- _WRITTEN TASK_: Write the material out again exactly as it stands.

- _RAW DATA_:
##############################
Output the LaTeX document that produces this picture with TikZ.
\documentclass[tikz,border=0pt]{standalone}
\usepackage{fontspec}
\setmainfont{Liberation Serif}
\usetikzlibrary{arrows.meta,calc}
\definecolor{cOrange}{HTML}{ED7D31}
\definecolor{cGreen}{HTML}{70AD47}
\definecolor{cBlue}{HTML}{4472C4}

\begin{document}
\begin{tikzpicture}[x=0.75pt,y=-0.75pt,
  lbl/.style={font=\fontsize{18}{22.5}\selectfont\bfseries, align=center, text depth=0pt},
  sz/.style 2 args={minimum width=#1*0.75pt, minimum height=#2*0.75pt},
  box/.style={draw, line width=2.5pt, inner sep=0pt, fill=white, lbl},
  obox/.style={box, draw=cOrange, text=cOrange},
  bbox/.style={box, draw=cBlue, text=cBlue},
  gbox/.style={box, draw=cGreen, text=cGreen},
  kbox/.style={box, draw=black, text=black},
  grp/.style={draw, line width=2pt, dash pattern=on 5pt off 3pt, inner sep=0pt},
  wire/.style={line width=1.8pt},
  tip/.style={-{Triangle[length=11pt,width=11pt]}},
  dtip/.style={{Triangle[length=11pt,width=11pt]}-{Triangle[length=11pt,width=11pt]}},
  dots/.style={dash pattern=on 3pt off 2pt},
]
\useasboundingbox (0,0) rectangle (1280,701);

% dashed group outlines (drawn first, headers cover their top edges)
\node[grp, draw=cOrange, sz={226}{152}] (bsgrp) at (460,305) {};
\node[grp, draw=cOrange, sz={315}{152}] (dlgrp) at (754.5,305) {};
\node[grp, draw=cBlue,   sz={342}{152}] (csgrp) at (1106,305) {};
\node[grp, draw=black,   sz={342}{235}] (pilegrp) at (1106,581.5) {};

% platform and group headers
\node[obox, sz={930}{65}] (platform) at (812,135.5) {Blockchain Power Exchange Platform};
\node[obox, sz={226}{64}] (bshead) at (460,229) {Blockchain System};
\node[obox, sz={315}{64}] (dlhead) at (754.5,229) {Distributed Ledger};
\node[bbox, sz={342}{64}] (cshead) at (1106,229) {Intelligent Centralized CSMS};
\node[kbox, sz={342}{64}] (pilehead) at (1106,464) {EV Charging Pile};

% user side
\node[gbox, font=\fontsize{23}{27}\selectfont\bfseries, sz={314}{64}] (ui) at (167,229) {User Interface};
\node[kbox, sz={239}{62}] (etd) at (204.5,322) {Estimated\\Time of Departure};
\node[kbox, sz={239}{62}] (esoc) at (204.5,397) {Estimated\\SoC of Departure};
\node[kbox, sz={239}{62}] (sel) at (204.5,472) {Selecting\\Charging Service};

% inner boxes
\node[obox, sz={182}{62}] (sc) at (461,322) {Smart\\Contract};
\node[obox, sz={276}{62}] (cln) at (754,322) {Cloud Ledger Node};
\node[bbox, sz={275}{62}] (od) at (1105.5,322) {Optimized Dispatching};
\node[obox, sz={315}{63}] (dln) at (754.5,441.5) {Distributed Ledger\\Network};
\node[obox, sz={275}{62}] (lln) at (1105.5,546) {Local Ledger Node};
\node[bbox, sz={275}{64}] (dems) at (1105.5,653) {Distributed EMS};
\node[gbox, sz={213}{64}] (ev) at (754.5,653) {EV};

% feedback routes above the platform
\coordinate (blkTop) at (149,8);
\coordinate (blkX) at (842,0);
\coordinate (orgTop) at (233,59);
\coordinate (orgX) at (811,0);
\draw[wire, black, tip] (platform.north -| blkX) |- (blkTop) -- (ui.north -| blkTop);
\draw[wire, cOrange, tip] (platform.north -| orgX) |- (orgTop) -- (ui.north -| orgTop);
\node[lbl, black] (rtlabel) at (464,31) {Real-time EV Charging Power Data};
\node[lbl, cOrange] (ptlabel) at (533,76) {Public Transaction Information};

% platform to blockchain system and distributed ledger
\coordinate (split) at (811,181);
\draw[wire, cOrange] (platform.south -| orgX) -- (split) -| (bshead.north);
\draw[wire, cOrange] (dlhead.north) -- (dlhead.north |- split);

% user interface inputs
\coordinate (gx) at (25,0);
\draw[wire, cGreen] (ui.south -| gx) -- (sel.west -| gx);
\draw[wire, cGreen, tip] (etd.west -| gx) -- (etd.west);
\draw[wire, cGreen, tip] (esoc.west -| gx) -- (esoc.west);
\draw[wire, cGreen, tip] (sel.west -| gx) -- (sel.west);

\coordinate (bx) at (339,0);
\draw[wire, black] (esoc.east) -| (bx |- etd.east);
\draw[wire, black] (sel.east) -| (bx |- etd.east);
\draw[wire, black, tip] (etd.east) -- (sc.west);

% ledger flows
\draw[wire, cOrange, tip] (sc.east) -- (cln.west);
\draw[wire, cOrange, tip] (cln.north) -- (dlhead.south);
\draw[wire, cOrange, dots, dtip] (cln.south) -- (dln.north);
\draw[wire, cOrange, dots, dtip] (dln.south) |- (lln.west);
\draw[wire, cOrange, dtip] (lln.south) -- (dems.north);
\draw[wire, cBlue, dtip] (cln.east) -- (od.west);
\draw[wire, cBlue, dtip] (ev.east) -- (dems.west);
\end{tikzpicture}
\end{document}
##############################
- _FULL ANSWER_:
Output the LaTeX document that produces this picture with TikZ.
\documentclass[tikz,border=0pt]{standalone}
\usepackage{fontspec}
\setmainfont{Liberation Serif}
\usetikzlibrary{arrows.meta,calc}
\definecolor{cOrange}{HTML}{ED7D31}
\definecolor{cGreen}{HTML}{70AD47}
\definecolor{cBlue}{HTML}{4472C4}

\begin{document}
\begin{tikzpicture}[x=0.75pt,y=-0.75pt,
  lbl/.style={font=\fontsize{18}{22.5}\selectfont\bfseries, align=center, text depth=0pt},
  sz/.style 2 args={minimum width=#1*0.75pt, minimum height=#2*0.75pt},
  box/.style={draw, line width=2.5pt, inner sep=0pt, fill=white, lbl},
  obox/.style={box, draw=cOrange, text=cOrange},
  bbox/.style={box, draw=cBlue, text=cBlue},
  gbox/.style={box, draw=cGreen, text=cGreen},
  kbox/.style={box, draw=black, text=black},
  grp/.style={draw, line width=2pt, dash pattern=on 5pt off 3pt, inner sep=0pt},
  wire/.style={line width=1.8pt},
  tip/.style={-{Triangle[length=11pt,width=11pt]}},
  dtip/.style={{Triangle[length=11pt,width=11pt]}-{Triangle[length=11pt,width=11pt]}},
  dots/.style={dash pattern=on 3pt off 2pt},
]
\useasboundingbox (0,0) rectangle (1280,701);

% dashed group outlines (drawn first, headers cover their top edges)
\node[grp, draw=cOrange, sz={226}{152}] (bsgrp) at (460,305) {};
\node[grp, draw=cOrange, sz={315}{152}] (dlgrp) at (754.5,305) {};
\node[grp, draw=cBlue,   sz={342}{152}] (csgrp) at (1106,305) {};
\node[grp, draw=black,   sz={342}{235}] (pilegrp) at (1106,581.5) {};

% platform and group headers
\node[obox, sz={930}{65}] (platform) at (812,135.5) {Blockchain Power Exchange Platform};
\node[obox, sz={226}{64}] (bshead) at (460,229) {Blockchain System};
\node[obox, sz={315}{64}] (dlhead) at (754.5,229) {Distributed Ledger};
\node[bbox, sz={342}{64}] (cshead) at (1106,229) {Intelligent Centralized CSMS};
\node[kbox, sz={342}{64}] (pilehead) at (1106,464) {EV Charging Pile};

% user side
\node[gbox, font=\fontsize{23}{27}\selectfont\bfseries, sz={314}{64}] (ui) at (167,229) {User Interface};
\node[kbox, sz={239}{62}] (etd) at (204.5,322) {Estimated\\Time of Departure};
\node[kbox, sz={239}{62}] (esoc) at (204.5,397) {Estimated\\SoC of Departure};
\node[kbox, sz={239}{62}] (sel) at (204.5,472) {Selecting\\Charging Service};

% inner boxes
\node[obox, sz={182}{62}] (sc) at (461,322) {Smart\\Contract};
\node[obox, sz={276}{62}] (cln) at (754,322) {Cloud Ledger Node};
\node[bbox, sz={275}{62}] (od) at (1105.5,322) {Optimized Dispatching};
\node[obox, sz={315}{63}] (dln) at (754.5,441.5) {Distributed Ledger\\Network};
\node[obox, sz={275}{62}] (lln) at (1105.5,546) {Local Ledger Node};
\node[bbox, sz={275}{64}] (dems) at (1105.5,653) {Distributed EMS};
\node[gbox, sz={213}{64}] (ev) at (754.5,653) {EV};

% feedback routes above the platform
\coordinate (blkTop) at (149,8);
\coordinate (blkX) at (842,0);
\coordinate (orgTop) at (233,59);
\coordinate (orgX) at (811,0);
\draw[wire, black, tip] (platform.north -| blkX) |- (blkTop) -- (ui.north -| blkTop);
\draw[wire, cOrange, tip] (platform.north -| orgX) |- (orgTop) -- (ui.north -| orgTop);
\node[lbl, black] (rtlabel) at (464,31) {Real-time EV Charging Power Data};
\node[lbl, cOrange] (ptlabel) at (533,76) {Public Transaction Information};

% platform to blockchain system and distributed ledger
\coordinate (split) at (811,181);
\draw[wire, cOrange] (platform.south -| orgX) -- (split) -| (bshead.north);
\draw[wire, cOrange] (dlhead.north) -- (dlhead.north |- split);

% user interface inputs
\coordinate (gx) at (25,0);
\draw[wire, cGreen] (ui.south -| gx) -- (sel.west -| gx);
\draw[wire, cGreen, tip] (etd.west -| gx) -- (etd.west);
\draw[wire, cGreen, tip] (esoc.west -| gx) -- (esoc.west);
\draw[wire, cGreen, tip] (sel.west -| gx) -- (sel.west);

\coordinate (bx) at (339,0);
\draw[wire, black] (esoc.east) -| (bx |- etd.east);
\draw[wire, black] (sel.east) -| (bx |- etd.east);
\draw[wire, black, tip] (etd.east) -- (sc.west);

% ledger flows
\draw[wire, cOrange, tip] (sc.east) -- (cln.west);
\draw[wire, cOrange, tip] (cln.north) -- (dlhead.south);
\draw[wire, cOrange, dots, dtip] (cln.south) -- (dln.north);
\draw[wire, cOrange, dots, dtip] (dln.south) |- (lln.west);
\draw[wire, cOrange, dtip] (lln.south) -- (dems.north);
\draw[wire, cBlue, dtip] (cln.east) -- (od.west);
\draw[wire, cBlue, dtip] (ev.east) -- (dems.west);
\end{tikzpicture}
\end{document}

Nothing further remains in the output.